We stayed the night as we had our beds and blankets in the truck and were prepared for just such an occasion. We arose early with some help with that delicious cream and milk. We feasted on the most delicious hot cakes, Mother’s oats and cereal and real ranch butter. We all feasted on the same table out under the shade of those beautiful trees. Then all us kids packed up the watermelons that was selected as the best for the trip. The boy embarrassed me by saying, “Look daddy, he’s eating some watermelon.” I immediately stopped when the family began to laugh at me.
Dad and the nice man got some hay in the truck. Mama carefully packed the melons in the hay. The man warned dad, “You want to watch out. Some of them melons may ferment inside when they get mushy and warm and make them Missourians drunk.”
Then began the argument over money. The man would not take any money and persisted. We had done him a favor by taking the strawberries and cream and melons off his hands. Dad was just as stubborn for taking something for no pay.
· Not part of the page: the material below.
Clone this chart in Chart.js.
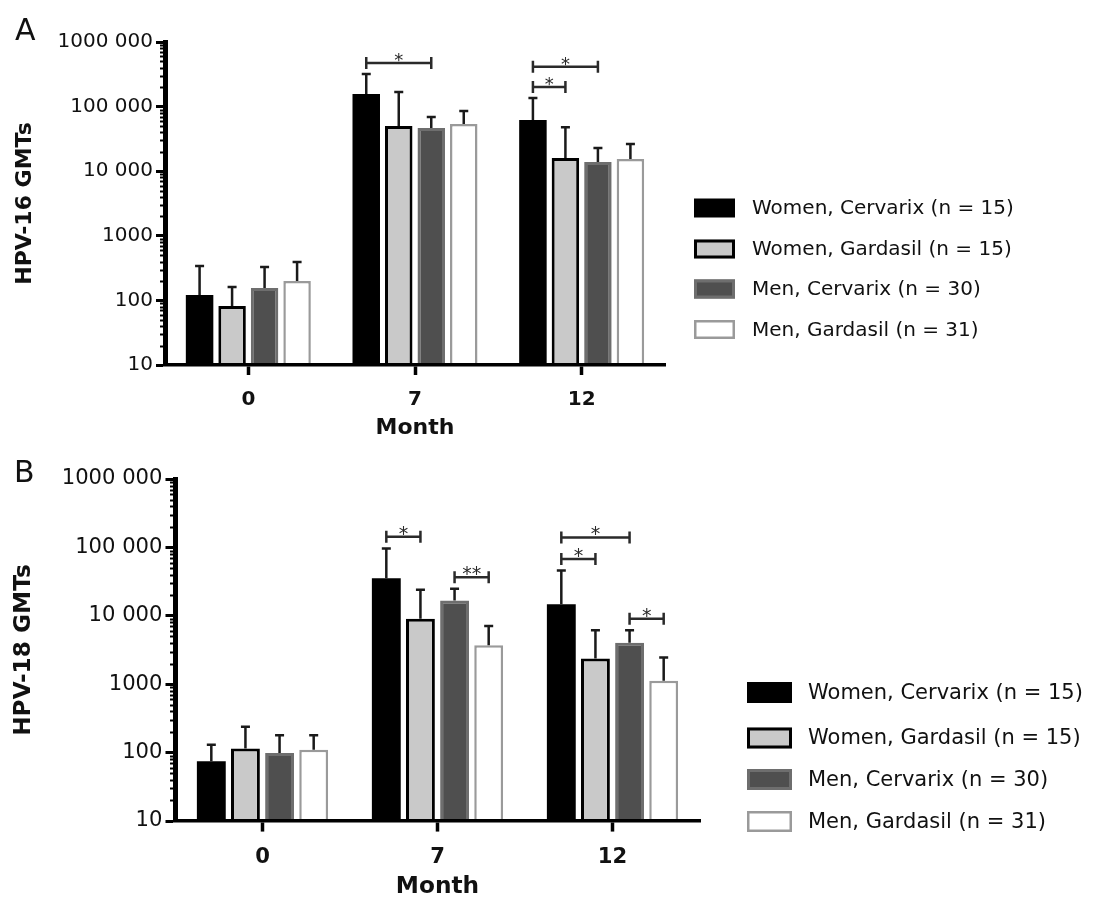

Mother and the farm lady finally settled the argument by giving the boy and girl one quarter each. I remember how proud they were. That was the first money they ever earned. And try as we could, we could not pay more. What we learned in the memories was worth so much more than that.
So, we headed up to the Snake River, over by Arco and toward Mackie, over the Double Springs Pass on the head of the Bessemer Road, through the Grove of trees in the valley of the Green Trees, and on down to our old homestead on Dry Gulch (Pahsimeroi, Idaho), nursing and tending those watermelons along with swarms of yellow jackets swarming to the sweet nectar. And every once in a while, they would pop, pop. We were tired of the fermenting smell and would have gladly got rid of them, but Dad was determined for some reason to show them off.